Amid security concerns and limits on his travel, President Obama will nonetheless get to spend time with several members of his extended family when he visits his father’s homeland of Kenya Friday for the first time as sitting president.
The president is expected to enjoy a family reunion of sorts at a state dinner in his honor in Nairobi, and aides say he might have other opportunities to see relatives during the visit. Mr. Obama departed Washington Thursday night on a trip that will also take him to Ethiopia, making him the first U.S. president to visit either country.
“He’s looking forward to the trip and the opportunity to spend some time in private with some of his relatives,” said White House National Security Adviser Susan E. Rice.
The president’s father, Barack Obama Sr., was born in Kenya in 1936, when it was still a British colony. Due in part to his father’s life story, the president’s family history is complicated and his relatives are widely dispersed.
After meeting and marrying Stanley Ann Dunham in Hawaii and fathering the future president with her in 1961, the elder Obama returned to Kenya in 1964. He had two sons with another woman, Ruth Baker, and a fourth son with a woman named Jael Otieno in Kenya.
The president’s father died in a car crash in Nairobi in 1982, and the president remembers meeting him only once, at age 10, when his father visited him in Hawaii for about a month.
The president’s grandfather, Hussein Onyango Obama, worked as a cook for a British military officer during World War II. He took the name Hussein when he converted to Islam.
Mr. Obama’s oldest living relative is his stepgrandmother, Sarah Onyango Obama, who is 94 and lives in Kogelo in western Kenya. She was the third wife of Mr. Obama’s grandfather, and is known among locals as “Mama Sarah.” The president calls her “Granny.”
Half-uncle Said Obama, 50, runs a supply business and cybercafe in Kisumu. There’s also a half-uncle named Yusuf, about whom little is known.

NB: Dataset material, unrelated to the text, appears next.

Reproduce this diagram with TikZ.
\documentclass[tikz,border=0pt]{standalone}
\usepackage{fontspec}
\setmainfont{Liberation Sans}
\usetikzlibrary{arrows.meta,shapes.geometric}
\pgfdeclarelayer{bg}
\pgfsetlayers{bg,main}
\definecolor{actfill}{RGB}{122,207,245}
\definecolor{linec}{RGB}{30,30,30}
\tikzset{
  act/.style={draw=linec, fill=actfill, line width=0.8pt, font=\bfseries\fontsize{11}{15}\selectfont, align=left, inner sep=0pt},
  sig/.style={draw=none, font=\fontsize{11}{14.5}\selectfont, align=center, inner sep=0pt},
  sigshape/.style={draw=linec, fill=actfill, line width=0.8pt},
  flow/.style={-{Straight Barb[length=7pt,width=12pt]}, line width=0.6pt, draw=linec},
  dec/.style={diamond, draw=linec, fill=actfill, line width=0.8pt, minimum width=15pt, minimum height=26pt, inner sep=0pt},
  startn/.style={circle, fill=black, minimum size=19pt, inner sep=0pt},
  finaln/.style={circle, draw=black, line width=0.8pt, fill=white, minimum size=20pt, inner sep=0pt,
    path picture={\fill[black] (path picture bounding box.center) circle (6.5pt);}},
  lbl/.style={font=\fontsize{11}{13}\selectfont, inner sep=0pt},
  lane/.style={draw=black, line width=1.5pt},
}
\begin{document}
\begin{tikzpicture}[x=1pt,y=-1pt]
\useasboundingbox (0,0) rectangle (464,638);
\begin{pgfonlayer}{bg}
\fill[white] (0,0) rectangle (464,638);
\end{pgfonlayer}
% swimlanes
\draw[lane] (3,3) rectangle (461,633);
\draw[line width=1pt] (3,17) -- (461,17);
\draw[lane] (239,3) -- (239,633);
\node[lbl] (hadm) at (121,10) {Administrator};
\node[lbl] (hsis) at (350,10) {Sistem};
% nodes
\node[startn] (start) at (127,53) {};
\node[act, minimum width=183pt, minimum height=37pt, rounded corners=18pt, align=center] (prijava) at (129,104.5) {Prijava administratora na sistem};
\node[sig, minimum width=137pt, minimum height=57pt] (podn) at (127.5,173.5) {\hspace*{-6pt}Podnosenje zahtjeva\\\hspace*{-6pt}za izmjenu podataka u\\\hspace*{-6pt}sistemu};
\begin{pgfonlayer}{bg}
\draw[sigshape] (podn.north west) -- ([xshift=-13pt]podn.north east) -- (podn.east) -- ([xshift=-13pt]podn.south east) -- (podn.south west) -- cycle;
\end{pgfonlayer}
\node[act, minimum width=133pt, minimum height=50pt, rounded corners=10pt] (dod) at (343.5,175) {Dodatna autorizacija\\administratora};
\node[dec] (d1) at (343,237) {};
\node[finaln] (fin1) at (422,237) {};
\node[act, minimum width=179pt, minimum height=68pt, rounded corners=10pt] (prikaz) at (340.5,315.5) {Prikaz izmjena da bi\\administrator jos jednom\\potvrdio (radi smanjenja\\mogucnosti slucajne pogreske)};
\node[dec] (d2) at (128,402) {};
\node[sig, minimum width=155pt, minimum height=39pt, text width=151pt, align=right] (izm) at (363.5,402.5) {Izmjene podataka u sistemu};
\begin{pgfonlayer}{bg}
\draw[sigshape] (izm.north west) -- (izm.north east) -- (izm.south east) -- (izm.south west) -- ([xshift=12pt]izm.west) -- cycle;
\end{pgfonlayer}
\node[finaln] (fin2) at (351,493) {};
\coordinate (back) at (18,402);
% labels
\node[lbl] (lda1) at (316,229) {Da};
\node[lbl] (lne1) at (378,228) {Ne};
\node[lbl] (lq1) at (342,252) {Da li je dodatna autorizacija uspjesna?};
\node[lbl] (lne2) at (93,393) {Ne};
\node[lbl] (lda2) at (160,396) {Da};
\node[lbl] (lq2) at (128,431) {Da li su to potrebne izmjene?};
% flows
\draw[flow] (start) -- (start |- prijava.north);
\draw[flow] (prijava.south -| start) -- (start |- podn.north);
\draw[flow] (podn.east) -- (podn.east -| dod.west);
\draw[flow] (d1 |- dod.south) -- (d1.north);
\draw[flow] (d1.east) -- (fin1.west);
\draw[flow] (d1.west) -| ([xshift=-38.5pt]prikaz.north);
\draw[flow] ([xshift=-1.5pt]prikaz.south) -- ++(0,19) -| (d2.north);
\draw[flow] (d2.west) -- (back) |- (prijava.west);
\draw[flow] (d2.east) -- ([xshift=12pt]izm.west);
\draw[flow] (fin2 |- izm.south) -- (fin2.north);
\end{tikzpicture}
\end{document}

In addition, the president has four half-brothers in Kenya — Malik, Abo, Bernard and George — and a half-sister, Auma. Malik Obama ran for political office in Kenya in 2013, but lost the election.
Due to logistics and security concerns, aides said the president won’t visit the village of Kogelo where his father grew up. The village has a population of about 3,000, and got grid electricity only in 2008, and piped water even more recently.
The official reason for Mr. Obama’s visit is to address the Global Entrepreneurship Summit. And while there’s euphoria among Kenyans for his visit, some observers say Mr. Obama needs to bring more to the table than his family roots.
“He needs to earn the Obama mania a little,” said Brian Dooley, an official with Human Rights First who visited Kenya a few weeks ago. “He can’t just turn up and expect to be welcomed as a prodigal son. Some people are not happy that he’s taken so long as president to visit Kenya, and there is some irritation too that Nairobi would essentially be closed down during the time of his visit, that the cellphone network will be suspended, and that traffic will stop. So he needs to, I think, earn a bit of popularity and not take it for granted.”
Jedidah Waruhiu of the National Commission on Human Rights in Kenya urged the president to use his Kenyan ancestry as a platform to call for reforms in the democratic government that’s rife with corruption.
“The problem about corruption is that it has really compromised our security agents, especially in areas that are worsened incidences of terror, particularly in the north, and other organized crime,” she said. “It’s important for the Kenyan people that they see Obama coming home as a son of this country. But more importantly in his homecoming, clearly stand up and speak truth to human rights and principles and values in terms of why democracy is important for this county.”
The president, in a signed op-ed Thursday on the website The Root, which targets a largely black readership, said he planned to do just that.
“Some African nations have made impressive progress on these fronts,” Mr. Obama wrote. “Others have not. My trip will be an opportunity to address these issues candidly, both publicly and privately in my meetings with leaders.”
The president’s ancestral homeland is also dealing with a surge of Islamist terrorism, with al-Shabaab militants largely based in neighboring Somalia posing a constant threat in Kenya, carrying out murderous attacks at a fashionable shopping mall and at a university in the past year. In the past week, the U.S. military has conducted nearly a half-dozen secret airstrikes in Somalia against al Qaeda’s Africa affiliate because U.S. intelligence indicated an attack against Kenyan troops there was imminent, CNN reported, citing defense officials.